Meade J also found, on the facts, that Ms Kogan had had the original idea of a screenplay about Florence. She and Mr Martin had then set about the creation of a screenplay, initially by mapping out the characters, feeling, main events and key musical content, resulting in the first five draft treatments. Ms Kogan had a feeling for the musicality of the screenplay and its interaction with the characters and their development. She had an understanding of musical tuition and the feel of the world of opera and 1940s New York. She made plot and character suggestions based on this. She also made some suggestions for dialogue which were worked up with Mr Martin into important scenes.

The Court of Appeal had summarised the legal principles applicable to addressing joint authorship.  It was not correct to focus extensively on who had fixed the work in writing.  An author included those who “created, selected and gathered together the detailed concepts and emotions which the words have fixed in writing”. Ms Kogan’s contribution was authorial. The mere idea to write a screenplay about Florence would not have been authorial on its own, he said.

It followed, therefore, that Ms Kogan’s contributions were an expression of her own intellectual creation. They were far from mechanical or constrained and were highly creative and imaginative. She was not a mere a researcher or sounding board.  The fact that Mr Martin had the final decision did not mean that her contribution was not an expression of her own intellectual creation.

As for the contribution percentages, Meade J found that the circumstances justified an allocation different than 50:50, as requested by Ms Kogan. Indeed, he said that a 50:50 decision would be an obvious injustice given how much greater was the work of Mr Martin. On the facts, Meade J found that Ms Kogan’s contribution was 20%.

As for the Film Companies, they argued that Ms Kogan was estopped from claiming relief for copyright infringement from them because she had acquiesced in the screenplay being produced as a film.

Meade J found that the following three requirements for an estoppel to exist were established:

  1. Ms Kogan knew that the Film Companies believed they were free to commercialise the screenplay without interference from Ms Kogan;
  2. the Film Companies relied on their belief; and
  3. the Film Companies had incurred detriment as a result.

On the issue of unconscionability Meade J found, inter alia, that:

  1. it was highly relevant that Ms Kogan knew about the Film Companies’ belief that they could commercialise the screenplay, and had fostered that belief by encouraging Mr Martin to try to get the screenplay commercialised in his name alone;
  2. it was highly relevant that, if Ms Kogan had stated the true position before the Film Companies became committed, they would have been able to go ahead with the film at no greater expense as they would have insisted that Ms Kogan and Mr Martin share the amount they had agreed to pay Mr Martin;
  3. on the other hand, the Film Companies had accrued substantial benefit from the exploitation of the film, including Ms Kogan’s contribution; and
  4. the fact that the film was released without a credit to Ms Kogan was her own fault as her claim was late, unclear and confusing and apparently inconsistent with Mr Martin’s sole authorship, which she had allowed the Film Companies to believe in.
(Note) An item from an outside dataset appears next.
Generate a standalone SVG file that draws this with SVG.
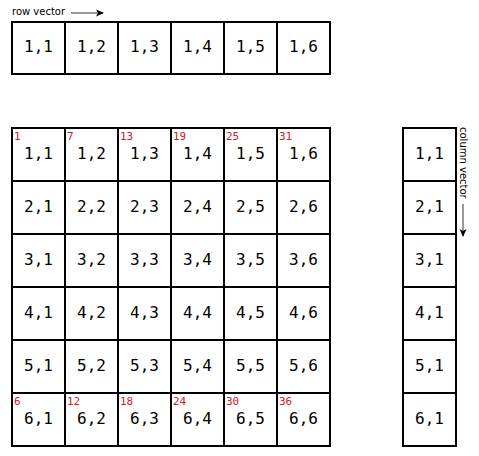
<svg xmlns="http://www.w3.org/2000/svg" width="479" height="456" viewBox="0 0 479 456">
<defs>
<style>
.cell{fill:#fff;stroke:#000;stroke-width:2}
.t{font-family:"DejaVu Sans Mono","Liberation Mono",monospace;font-size:16px;fill:#000;text-anchor:middle}
.n{font-family:"DejaVu Sans Mono","Liberation Mono",monospace;font-size:11px;fill:#d0202a}
.lbl{font-family:"DejaVu Sans","Liberation Sans",sans-serif;font-size:10px;fill:#000}
</style>
<marker id="ah" markerWidth="8" markerHeight="8" refX="7" refY="4" orient="auto" markerUnits="userSpaceOnUse">
<path d="M0,0.5 L8,4 L0,7.5 L2,4 Z" fill="#000"/>
</marker>
</defs>
<rect width="479" height="456" fill="#fff"/>
<g id="row-vector">
<text class="lbl" x="12" y="15">row vector</text>
<rect class="cell" x="12" y="22" width="53" height="52"/>
<rect class="cell" x="65" y="22" width="53" height="52"/>
<rect class="cell" x="118" y="22" width="53" height="52"/>
<rect class="cell" x="171" y="22" width="53" height="52"/>
<rect class="cell" x="224" y="22" width="53" height="52"/>
<rect class="cell" x="277" y="22" width="53" height="52"/>
<text class="t" x="38.5" y="52">1,1</text>
<text class="t" x="91.5" y="52">1,2</text>
<text class="t" x="144.5" y="52">1,3</text>
<text class="t" x="197.5" y="52">1,4</text>
<text class="t" x="250.5" y="52">1,5</text>
<text class="t" x="303.5" y="52">1,6</text>
</g>
<g id="matrix">
<g id="cells">
<rect class="cell" x="12" y="128" width="318" height="318"/>
<path d="M65,128V446M118,128V446M171,128V446M224,128V446M277,128V446M12,181H330M12,234H330M12,287H330M12,340H330M12,393H330" stroke="#000" stroke-width="2" fill="none"/>
</g>
<g id="matrix-text">
<text class="t" x="38.5" y="158.5">1,1</text><text class="t" x="91.5" y="158.5">1,2</text><text class="t" x="144.5" y="158.5">1,3</text><text class="t" x="197.5" y="158.5">1,4</text><text class="t" x="250.5" y="158.5">1,5</text><text class="t" x="303.5" y="158.5">1,6</text>
<text class="t" x="38.5" y="211.5">2,1</text><text class="t" x="91.5" y="211.5">2,2</text><text class="t" x="144.5" y="211.5">2,3</text><text class="t" x="197.5" y="211.5">2,4</text><text class="t" x="250.5" y="211.5">2,5</text><text class="t" x="303.5" y="211.5">2,6</text>
<text class="t" x="38.5" y="264.5">3,1</text><text class="t" x="91.5" y="264.5">3,2</text><text class="t" x="144.5" y="264.5">3,3</text><text class="t" x="197.5" y="264.5">3,4</text><text class="t" x="250.5" y="264.5">3,5</text><text class="t" x="303.5" y="264.5">3,6</text>
<text class="t" x="38.5" y="317.5">4,1</text><text class="t" x="91.5" y="317.5">4,2</text><text class="t" x="144.5" y="317.5">4,3</text><text class="t" x="197.5" y="317.5">4,4</text><text class="t" x="250.5" y="317.5">4,5</text><text class="t" x="303.5" y="317.5">4,6</text>
<text class="t" x="38.5" y="370.5">5,1</text><text class="t" x="91.5" y="370.5">5,2</text><text class="t" x="144.5" y="370.5">5,3</text><text class="t" x="197.5" y="370.5">5,4</text><text class="t" x="250.5" y="370.5">5,5</text><text class="t" x="303.5" y="370.5">5,6</text>
<text class="t" x="38.5" y="423.5">6,1</text><text class="t" x="91.5" y="423.5">6,2</text><text class="t" x="144.5" y="423.5">6,3</text><text class="t" x="197.5" y="423.5">6,4</text><text class="t" x="250.5" y="423.5">6,5</text><text class="t" x="303.5" y="423.5">6,6</text>
</g>
<g id="indices">
<text class="n" x="14" y="140">1</text><text class="n" x="67" y="140">7</text><text class="n" x="120" y="140">13</text><text class="n" x="173" y="140">19</text><text class="n" x="226" y="140">25</text><text class="n" x="279" y="140">31</text>
<text class="n" x="14" y="405">6</text><text class="n" x="67" y="405">12</text><text class="n" x="120" y="405">18</text><text class="n" x="173" y="405">24</text><text class="n" x="226" y="405">30</text><text class="n" x="279" y="405">36</text>
</g>
</g>
<g id="column-vector">
<rect class="cell" x="403" y="128" width="53" height="318"/>
<path d="M403,181H456M403,234H456M403,287H456M403,340H456M403,393H456" stroke="#000" stroke-width="2" fill="none"/>
<text class="t" x="429.5" y="158.5">1,1</text>
<text class="t" x="429.5" y="211.5">2,1</text>
<text class="t" x="429.5" y="264.5">3,1</text>
<text class="t" x="429.5" y="317.5">4,1</text>
<text class="t" x="429.5" y="370.5">5,1</text>
<text class="t" x="429.5" y="423.5">6,1</text>
<text class="lbl" transform="translate(460,127) rotate(90)">column vector</text>
</g>
<g id="connectors">
<line x1="71" y1="13" x2="103" y2="13" stroke="#555" stroke-width="1.2" marker-end="url(#ah)"/>
<line x1="463" y1="204" x2="463" y2="236" stroke="#555" stroke-width="1.2" marker-end="url(#ah)"/>
</g>
</svg>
Accordingly, Meade J concluded that Ms Kogan was estopped from seeking an injunction against the Film Companies, or any restriction on the form in which they distributed the film, or any financial relief against them, so long as they paid to her 20% of anything owing by them to Mr Martin in the future (subject to argument at the form of Order hearing to follow). She was also estopped from withdrawing her consent to their commercialisation of the film. Therefore, Meade J was clear that the Film Companies had not infringed Ms Kogan’s copyright or moral rights.

Meade J also held that Mr Martin was entitled to rely on consent by Ms Kogan down to the point when it became clear as between them that she would get no writer’s credit. Ms Kogan was therefore entitled to an inquiry as to damages or an account of profits against Mr Martin for the period after she had withdrawn her consent. Mr Martin’s acts of dealing with the screenplay thereafter (making copies in the course of improving the screenplay for shooting and the like) were real and, Meade J found, infringements.


Meade J concluded that:

  1. Ms Kogan was a joint author;
  2. her contribution was 20%;
  3. the Film Companies’ defence of estoppel in substance succeeded, on certain very minor conditions;
  4. Ms Kogan had consented to dealings with the screenplay but had withdrawn her consent in 2015; and
  5. Mr Martin had infringed after Ms Kogan withdrew consent on 16 March 2015.